To effectively implement this decision-making model, teachers must have a firm grasp of a diverse, research-based body of professional knowledge. This must include content knowledge (knowledge of subject matter and the structure of the discipline being taught); foundational knowledge (knowledge of learning, development, and human exceptionalities); and an understanding of the principles of effective practice (knowledge of pedagogy, instructional technologies, motivational strategies, management techniques, and assessment methods). This body of knowledge forms the basis of the information from which available alternatives for the decision questions are formulated.

These alternatives are then judged (or sifted) on the basis of specific criteria. As Brubaker and Simon have noted, "values are at the core of the decision-making process," (1993, p.12) and serve as important criteria through which information from the knowledge base is "sifted" before the final decision choice is made. The Benedictine values of concern for community; respect for all persons; and balancing mind, body, and spirit (de Waal. 1984) are cornerstones of our program. They guide our emphasis on meeting the needs of all learners through accommodating individual differences; embracing student diversity; and developing a safe, welcoming classroom community where students are participants in the classroom decision-making process and where they can develop as whole persons, not just cognitively, but emotionally, socially, aesthetically, physically, and spiritually as well. These values form an important component of the filter through which decision options should be judged.

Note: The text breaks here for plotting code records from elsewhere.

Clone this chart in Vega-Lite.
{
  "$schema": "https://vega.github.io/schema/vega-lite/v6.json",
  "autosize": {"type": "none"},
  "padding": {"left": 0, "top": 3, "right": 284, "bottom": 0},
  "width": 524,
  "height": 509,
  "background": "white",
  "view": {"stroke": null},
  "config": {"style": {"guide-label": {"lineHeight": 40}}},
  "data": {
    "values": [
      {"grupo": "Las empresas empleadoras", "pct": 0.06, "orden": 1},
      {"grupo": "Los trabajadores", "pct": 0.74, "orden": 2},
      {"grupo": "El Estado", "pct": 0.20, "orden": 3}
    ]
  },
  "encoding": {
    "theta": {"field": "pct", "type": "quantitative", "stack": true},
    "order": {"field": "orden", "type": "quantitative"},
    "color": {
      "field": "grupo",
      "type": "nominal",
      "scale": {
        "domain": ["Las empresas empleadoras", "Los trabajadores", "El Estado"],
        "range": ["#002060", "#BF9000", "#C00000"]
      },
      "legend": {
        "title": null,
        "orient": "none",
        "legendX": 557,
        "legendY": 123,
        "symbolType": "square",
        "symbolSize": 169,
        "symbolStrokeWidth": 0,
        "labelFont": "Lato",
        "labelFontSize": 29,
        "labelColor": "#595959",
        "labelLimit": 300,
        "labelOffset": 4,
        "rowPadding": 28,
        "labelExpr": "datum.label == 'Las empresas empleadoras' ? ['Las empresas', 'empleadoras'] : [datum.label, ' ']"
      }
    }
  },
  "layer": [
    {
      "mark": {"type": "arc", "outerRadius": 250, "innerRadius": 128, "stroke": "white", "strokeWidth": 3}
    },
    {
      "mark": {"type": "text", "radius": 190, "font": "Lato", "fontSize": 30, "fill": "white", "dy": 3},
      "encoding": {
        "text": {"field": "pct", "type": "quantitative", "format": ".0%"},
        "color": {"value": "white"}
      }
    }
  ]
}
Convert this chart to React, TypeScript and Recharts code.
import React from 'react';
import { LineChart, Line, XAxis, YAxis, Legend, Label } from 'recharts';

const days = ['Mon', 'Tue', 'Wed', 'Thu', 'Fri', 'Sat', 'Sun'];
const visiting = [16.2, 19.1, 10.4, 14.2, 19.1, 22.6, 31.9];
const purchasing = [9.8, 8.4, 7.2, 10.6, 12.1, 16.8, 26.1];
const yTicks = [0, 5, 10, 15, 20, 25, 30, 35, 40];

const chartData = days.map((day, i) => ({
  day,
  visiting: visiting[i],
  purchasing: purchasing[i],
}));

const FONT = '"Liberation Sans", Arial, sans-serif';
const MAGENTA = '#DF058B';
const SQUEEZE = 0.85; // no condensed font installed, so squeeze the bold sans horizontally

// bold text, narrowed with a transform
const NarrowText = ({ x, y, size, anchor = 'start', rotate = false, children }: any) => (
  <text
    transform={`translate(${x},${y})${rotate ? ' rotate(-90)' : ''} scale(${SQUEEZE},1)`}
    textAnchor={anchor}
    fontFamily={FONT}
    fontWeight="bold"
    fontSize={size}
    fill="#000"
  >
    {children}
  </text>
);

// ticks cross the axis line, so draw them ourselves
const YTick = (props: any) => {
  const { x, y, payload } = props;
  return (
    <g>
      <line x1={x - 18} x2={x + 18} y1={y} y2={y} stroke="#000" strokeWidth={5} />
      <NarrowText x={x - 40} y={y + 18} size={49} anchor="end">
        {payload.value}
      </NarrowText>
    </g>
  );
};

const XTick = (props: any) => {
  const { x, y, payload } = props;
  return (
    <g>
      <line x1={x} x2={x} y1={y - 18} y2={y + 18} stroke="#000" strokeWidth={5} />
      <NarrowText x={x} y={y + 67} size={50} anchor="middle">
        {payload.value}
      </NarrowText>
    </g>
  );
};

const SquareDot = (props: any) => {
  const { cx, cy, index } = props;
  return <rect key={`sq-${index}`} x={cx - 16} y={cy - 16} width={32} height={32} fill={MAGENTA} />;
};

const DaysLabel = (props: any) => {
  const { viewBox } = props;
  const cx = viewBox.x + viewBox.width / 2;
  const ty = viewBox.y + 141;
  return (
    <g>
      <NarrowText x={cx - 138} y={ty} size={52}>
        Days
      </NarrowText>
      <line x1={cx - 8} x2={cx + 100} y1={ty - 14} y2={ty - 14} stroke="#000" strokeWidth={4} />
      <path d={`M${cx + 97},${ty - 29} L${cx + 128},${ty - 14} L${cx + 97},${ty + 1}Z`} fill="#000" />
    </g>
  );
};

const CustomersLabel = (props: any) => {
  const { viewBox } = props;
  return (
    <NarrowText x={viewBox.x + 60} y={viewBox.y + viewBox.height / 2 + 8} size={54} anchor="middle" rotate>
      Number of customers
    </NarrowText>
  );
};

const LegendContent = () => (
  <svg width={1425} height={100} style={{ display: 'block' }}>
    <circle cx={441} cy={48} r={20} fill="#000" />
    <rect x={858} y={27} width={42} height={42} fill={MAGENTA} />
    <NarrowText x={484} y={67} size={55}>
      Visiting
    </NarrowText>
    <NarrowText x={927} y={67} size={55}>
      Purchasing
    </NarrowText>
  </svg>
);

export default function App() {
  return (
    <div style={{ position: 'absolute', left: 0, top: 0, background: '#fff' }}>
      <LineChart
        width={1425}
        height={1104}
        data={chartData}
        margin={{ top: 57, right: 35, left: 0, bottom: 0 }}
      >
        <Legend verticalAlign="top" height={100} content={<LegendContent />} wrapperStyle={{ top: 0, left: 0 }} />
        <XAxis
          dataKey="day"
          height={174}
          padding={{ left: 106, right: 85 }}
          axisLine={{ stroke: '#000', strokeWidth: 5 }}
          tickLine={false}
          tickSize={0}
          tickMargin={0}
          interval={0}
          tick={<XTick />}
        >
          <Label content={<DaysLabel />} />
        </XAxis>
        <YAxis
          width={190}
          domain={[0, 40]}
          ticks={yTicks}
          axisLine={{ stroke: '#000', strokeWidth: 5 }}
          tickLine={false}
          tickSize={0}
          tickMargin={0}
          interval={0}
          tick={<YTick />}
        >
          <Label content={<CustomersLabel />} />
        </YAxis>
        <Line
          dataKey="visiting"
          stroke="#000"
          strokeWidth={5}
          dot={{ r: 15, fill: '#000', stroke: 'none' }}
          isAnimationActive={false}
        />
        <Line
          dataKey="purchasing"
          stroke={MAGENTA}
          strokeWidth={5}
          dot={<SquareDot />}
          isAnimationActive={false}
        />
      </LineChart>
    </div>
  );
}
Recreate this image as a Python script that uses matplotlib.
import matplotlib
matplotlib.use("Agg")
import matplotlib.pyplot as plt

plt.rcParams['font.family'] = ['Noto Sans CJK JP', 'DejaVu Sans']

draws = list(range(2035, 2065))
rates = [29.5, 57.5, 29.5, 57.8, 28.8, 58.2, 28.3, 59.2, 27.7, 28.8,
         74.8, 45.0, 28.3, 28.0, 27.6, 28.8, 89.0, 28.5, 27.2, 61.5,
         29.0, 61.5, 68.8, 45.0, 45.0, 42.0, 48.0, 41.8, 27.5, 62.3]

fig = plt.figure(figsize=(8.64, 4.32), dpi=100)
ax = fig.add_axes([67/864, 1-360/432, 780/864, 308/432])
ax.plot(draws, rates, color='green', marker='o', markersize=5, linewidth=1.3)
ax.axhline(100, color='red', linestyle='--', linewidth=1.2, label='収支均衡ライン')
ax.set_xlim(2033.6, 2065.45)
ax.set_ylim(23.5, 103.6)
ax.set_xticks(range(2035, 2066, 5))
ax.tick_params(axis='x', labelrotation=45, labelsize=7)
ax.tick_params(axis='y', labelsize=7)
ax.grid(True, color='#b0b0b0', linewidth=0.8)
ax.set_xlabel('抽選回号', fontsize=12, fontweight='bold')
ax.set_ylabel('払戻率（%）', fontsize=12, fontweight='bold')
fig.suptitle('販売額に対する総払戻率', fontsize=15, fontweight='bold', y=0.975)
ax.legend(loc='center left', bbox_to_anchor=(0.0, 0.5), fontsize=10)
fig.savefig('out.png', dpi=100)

The Benedictine idealsof openness to change and recognition of the necessity for lifelong learning (de Waal, 1984) provide additional criteria against which teaching decisions must be evaluated. With the rapid evolution of instructional technologies, changing student demographics, and the emergence of new, cutting-edge pedagogies, it is essential that tomorrow’s teachers keep current and make decisions that reflect the latest instructional innovations and are in the best interest of all students.

Values, however, are not the only criteria against which alternative choices are examined. Professional standards of the teaching profession must also be considered. These include established professional ethics as well as state and school district curriculum standards. Another important professional consideration is one’s philosophy of teaching. We agree with Smith that decisions must be made with careful consideration of one’s philosophy so that the teacher feels comfortable with the actions taken.

Finally, as Brubaker and Simon have noted (1992), constraints must also be considered as they may limit the number of practical options within one’s current situation. These include such factors as time, availability of resources, the collaborative nature of many teaching decisions, and the realities of district and community politics.

To complete the decision-making process, we have added what we believe is a crucial fifth step, reflection. Like Cooper (1999), we feel that "reflection is the decision-making system’s way of correcting itself" (p. 8) in that it adds to one’s body of knowledge for use in future decisions. Reflection occurs primarily after the decision is implemented and away from the hustle and bustle of classroom interactions. It involves self-evaluation through a critical analysis of the decisions and their outcomes to determine how effectively each of the three teaching functions (planning, implementing, and evaluating) were handled (Cooper, 1999). However, as Valli (1990) has noted, reflection must not only involve technical and content-related considerations, but must also include moral and ethical reflection to ensure that the decisions were in the students’ best interests.

We realize that in actual practice the decision-making steps and domains may not always be as clear-cut as described above. However, we believe that having an understanding of the decision-making process, the criteria that influence decisions, and the decision-making domains will result in better choices and, therefore, more effective teaching.

Flowchart of the Decision-Maker Model

 

References:

Barbour, Nita (1986). Teachers can make decisions. Childhood Education, May/June, pp. 322-324.

Brubaker, Dale L. and Simon, Lawrence H. (1993). Teacher as decision-maker. Newbury Park, California: Sage Publications, Inc.

Cooper, James M. (1999). "The teacher as a decision-maker." In Classroom teaching skills( 6th Ed.). James M. Cooper (editor) pp. 1-19. Boston: Houghton-Mifflin.

de Waal, Esther (1984). Seeking god: The way of St. Benedict. Collegeville, MN: Liturgical Press.

Shedd, Joseph B. (1986). "Teachers as decision-makers." Paper presented at the Annual Meeting of the American Educational Research Association (San Francisco, CA, April 16-20).

Smith, Carl B. (1992). Teacher as decision-maker. Bloomington, Indiana: Grayson Bernard Publishers.

Valli, Linda (1990, November). "Teaching as moral reflection: Thoughts on the Liberal Preparation of Teachers." Proceedings of the National Forum of the Association of Independent Liberal Arts Colleges for Teacher Education, Milwaukee, 4-14 to 4-29.